-- START OF AVAILABLE DATA --

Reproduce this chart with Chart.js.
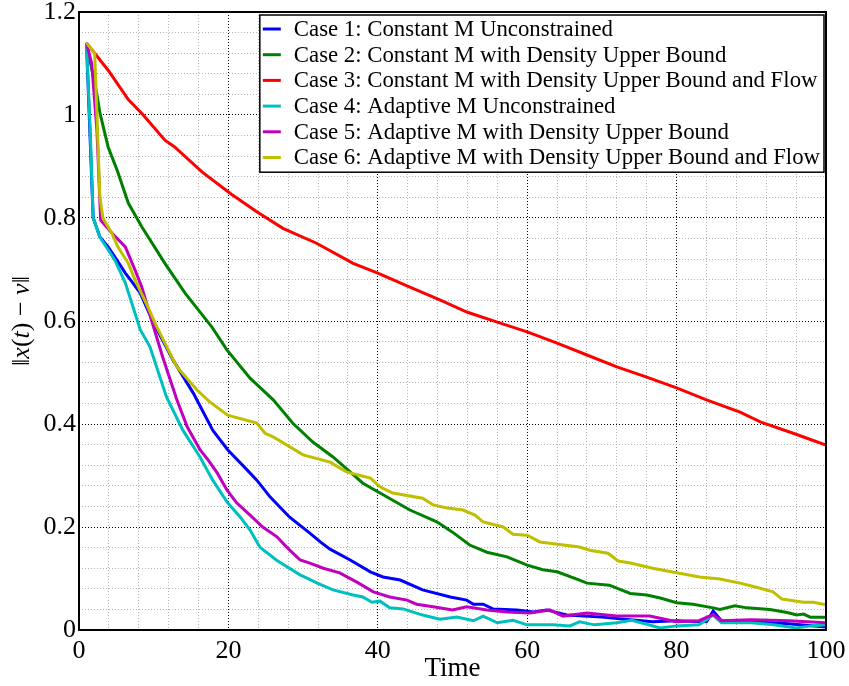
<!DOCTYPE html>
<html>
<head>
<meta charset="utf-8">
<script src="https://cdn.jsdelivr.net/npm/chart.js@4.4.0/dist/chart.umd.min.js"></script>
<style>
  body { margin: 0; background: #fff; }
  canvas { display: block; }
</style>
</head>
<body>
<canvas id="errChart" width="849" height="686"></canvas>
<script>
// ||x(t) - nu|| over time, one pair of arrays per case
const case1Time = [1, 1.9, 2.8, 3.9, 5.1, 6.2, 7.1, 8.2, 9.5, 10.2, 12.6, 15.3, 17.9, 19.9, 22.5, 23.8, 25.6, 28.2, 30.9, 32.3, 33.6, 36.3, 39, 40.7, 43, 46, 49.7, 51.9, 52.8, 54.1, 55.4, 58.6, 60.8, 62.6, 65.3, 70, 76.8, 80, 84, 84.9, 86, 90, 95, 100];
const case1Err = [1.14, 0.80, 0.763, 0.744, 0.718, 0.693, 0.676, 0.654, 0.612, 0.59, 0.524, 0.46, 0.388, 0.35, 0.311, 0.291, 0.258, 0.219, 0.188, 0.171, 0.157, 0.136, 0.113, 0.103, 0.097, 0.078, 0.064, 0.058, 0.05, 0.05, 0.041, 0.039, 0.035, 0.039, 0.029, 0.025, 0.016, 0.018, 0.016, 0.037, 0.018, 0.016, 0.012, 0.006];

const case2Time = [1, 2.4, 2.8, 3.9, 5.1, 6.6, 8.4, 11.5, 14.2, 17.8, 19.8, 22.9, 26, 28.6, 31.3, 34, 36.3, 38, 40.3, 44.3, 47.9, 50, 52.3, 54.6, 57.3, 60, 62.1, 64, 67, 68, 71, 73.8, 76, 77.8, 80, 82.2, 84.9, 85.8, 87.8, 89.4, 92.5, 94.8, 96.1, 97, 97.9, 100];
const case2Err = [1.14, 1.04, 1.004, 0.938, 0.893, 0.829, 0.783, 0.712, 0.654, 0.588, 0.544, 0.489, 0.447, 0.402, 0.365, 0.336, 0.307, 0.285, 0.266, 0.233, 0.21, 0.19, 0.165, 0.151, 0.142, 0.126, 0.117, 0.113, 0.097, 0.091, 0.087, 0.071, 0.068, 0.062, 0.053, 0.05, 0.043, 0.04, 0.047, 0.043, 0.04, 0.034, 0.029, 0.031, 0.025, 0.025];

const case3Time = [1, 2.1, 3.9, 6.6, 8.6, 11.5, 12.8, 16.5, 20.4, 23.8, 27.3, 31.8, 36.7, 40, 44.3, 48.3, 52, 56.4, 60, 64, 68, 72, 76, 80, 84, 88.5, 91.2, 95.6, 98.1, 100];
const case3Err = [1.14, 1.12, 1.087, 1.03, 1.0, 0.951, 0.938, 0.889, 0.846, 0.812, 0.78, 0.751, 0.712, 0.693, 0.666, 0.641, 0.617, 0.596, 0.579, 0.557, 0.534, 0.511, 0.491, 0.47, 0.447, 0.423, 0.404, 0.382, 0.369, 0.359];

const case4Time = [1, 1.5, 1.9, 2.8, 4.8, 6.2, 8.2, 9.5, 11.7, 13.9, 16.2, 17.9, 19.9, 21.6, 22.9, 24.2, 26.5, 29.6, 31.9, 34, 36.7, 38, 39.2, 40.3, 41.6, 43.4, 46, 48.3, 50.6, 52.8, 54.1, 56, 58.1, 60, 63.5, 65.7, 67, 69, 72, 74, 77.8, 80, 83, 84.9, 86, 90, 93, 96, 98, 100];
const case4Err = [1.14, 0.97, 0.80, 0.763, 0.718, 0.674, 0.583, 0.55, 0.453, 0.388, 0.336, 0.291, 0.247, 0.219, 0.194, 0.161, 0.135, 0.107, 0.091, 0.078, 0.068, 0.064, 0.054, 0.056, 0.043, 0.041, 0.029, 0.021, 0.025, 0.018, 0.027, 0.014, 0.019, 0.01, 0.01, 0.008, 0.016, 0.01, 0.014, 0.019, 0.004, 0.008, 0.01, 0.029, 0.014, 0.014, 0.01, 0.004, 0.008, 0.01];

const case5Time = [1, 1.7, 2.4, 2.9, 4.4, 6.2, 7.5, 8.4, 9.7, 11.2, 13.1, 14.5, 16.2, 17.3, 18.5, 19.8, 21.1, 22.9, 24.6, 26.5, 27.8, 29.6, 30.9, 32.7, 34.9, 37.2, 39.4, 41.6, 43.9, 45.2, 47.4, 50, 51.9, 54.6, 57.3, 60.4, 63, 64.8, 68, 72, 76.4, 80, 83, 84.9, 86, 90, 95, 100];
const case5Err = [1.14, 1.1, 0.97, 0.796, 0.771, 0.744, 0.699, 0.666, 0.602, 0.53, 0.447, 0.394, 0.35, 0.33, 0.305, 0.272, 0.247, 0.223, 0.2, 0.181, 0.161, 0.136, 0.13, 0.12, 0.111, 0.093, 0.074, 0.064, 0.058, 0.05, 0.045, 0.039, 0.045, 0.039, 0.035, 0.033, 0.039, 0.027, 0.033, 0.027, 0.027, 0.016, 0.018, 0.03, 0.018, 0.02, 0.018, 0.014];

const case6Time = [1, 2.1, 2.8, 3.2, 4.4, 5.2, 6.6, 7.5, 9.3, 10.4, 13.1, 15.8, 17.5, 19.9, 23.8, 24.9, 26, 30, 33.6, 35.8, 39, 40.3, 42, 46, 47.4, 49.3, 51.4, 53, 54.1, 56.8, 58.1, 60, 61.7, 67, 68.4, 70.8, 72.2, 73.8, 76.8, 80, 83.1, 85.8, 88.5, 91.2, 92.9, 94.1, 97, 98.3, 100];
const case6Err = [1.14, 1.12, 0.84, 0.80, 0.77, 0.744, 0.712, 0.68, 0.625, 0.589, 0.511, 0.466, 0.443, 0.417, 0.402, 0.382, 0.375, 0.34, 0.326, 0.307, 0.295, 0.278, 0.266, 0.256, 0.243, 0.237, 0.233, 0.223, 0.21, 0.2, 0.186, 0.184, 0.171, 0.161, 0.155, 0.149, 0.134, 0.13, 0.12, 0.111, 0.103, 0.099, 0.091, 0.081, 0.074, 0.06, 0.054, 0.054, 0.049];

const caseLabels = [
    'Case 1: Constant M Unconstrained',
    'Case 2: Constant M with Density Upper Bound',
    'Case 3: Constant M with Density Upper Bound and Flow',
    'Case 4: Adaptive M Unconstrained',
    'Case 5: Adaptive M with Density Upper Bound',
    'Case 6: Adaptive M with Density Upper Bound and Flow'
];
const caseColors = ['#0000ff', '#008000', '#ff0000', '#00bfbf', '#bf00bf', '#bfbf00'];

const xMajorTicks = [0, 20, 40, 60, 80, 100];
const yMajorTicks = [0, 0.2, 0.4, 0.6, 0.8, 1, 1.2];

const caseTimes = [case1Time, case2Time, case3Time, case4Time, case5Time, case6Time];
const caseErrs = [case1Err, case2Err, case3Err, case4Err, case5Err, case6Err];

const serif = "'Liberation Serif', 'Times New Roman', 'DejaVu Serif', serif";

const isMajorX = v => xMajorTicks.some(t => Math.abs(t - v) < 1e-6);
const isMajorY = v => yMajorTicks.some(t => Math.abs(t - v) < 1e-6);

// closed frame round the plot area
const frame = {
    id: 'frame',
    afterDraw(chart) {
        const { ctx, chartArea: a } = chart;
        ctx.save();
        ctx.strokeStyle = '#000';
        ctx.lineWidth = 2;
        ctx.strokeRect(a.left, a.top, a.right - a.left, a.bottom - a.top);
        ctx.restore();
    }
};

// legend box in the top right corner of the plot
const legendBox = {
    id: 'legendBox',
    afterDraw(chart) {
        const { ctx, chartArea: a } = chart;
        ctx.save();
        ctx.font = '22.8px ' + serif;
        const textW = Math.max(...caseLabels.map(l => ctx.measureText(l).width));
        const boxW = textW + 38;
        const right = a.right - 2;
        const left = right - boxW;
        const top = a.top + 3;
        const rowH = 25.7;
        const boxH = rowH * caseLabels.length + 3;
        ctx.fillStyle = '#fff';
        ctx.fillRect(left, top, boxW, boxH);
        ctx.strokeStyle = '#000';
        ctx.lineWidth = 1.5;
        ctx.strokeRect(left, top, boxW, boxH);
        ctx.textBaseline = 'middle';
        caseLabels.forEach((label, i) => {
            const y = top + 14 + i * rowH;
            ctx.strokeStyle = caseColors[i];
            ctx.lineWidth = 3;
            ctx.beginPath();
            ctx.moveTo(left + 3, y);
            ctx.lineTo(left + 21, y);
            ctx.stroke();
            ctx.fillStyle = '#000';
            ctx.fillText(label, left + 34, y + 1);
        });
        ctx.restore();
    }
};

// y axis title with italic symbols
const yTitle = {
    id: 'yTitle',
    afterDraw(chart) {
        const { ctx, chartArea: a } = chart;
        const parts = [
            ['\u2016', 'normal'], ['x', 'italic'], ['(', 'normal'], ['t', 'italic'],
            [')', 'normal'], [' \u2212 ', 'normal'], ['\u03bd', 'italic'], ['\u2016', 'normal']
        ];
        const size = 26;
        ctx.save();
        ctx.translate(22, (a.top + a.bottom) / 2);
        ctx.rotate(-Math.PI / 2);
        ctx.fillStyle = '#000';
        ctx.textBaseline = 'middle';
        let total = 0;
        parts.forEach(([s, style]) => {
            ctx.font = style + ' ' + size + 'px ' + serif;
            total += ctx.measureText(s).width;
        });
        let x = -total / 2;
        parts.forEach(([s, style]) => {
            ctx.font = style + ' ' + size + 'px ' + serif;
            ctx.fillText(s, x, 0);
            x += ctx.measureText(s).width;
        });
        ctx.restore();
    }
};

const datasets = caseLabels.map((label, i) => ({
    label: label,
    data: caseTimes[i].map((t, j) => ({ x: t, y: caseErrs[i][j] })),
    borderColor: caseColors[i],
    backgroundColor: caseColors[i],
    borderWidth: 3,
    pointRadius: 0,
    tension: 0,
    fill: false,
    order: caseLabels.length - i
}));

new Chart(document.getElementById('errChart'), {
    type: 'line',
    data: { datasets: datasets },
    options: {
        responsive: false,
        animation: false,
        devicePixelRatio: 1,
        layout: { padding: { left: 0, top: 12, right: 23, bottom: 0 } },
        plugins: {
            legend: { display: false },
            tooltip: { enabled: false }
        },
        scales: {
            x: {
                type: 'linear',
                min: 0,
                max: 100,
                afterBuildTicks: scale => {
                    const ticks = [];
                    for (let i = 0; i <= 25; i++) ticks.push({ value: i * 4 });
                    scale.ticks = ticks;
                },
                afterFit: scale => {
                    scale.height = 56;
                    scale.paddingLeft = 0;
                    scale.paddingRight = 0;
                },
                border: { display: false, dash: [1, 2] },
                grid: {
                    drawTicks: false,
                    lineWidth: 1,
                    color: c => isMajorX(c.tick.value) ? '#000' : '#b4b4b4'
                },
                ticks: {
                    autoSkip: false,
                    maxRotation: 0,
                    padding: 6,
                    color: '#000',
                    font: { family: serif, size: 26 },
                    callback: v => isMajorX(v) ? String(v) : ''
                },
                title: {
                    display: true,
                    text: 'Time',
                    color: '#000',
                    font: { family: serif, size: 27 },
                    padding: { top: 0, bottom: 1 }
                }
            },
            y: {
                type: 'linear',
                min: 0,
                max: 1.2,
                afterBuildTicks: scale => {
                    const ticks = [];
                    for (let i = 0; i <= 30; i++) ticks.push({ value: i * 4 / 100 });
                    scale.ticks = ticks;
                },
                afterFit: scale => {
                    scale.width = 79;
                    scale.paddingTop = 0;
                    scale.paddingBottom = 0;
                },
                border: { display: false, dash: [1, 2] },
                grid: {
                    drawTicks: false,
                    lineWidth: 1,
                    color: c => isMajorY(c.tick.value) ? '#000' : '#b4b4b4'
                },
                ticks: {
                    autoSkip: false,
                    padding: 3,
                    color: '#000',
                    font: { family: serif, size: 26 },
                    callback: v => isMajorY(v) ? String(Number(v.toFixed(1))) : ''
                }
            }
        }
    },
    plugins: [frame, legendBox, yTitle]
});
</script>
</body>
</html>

-- END OF AVAILABLE DATA --

**GOAL OF THE EXERCISE:** Extract lines where the string "with" occurs.

**OUTPUT FOR THIS EXERCISE:**
Reproduce this chart with Chart.js.
    'Case 2: Constant M with Density Upper Bound',
    'Case 3: Constant M with Density Upper Bound and Flow',
    'Case 5: Adaptive M with Density Upper Bound',
    'Case 6: Adaptive M with Density Upper Bound and Flow'
// y axis title with italic symbols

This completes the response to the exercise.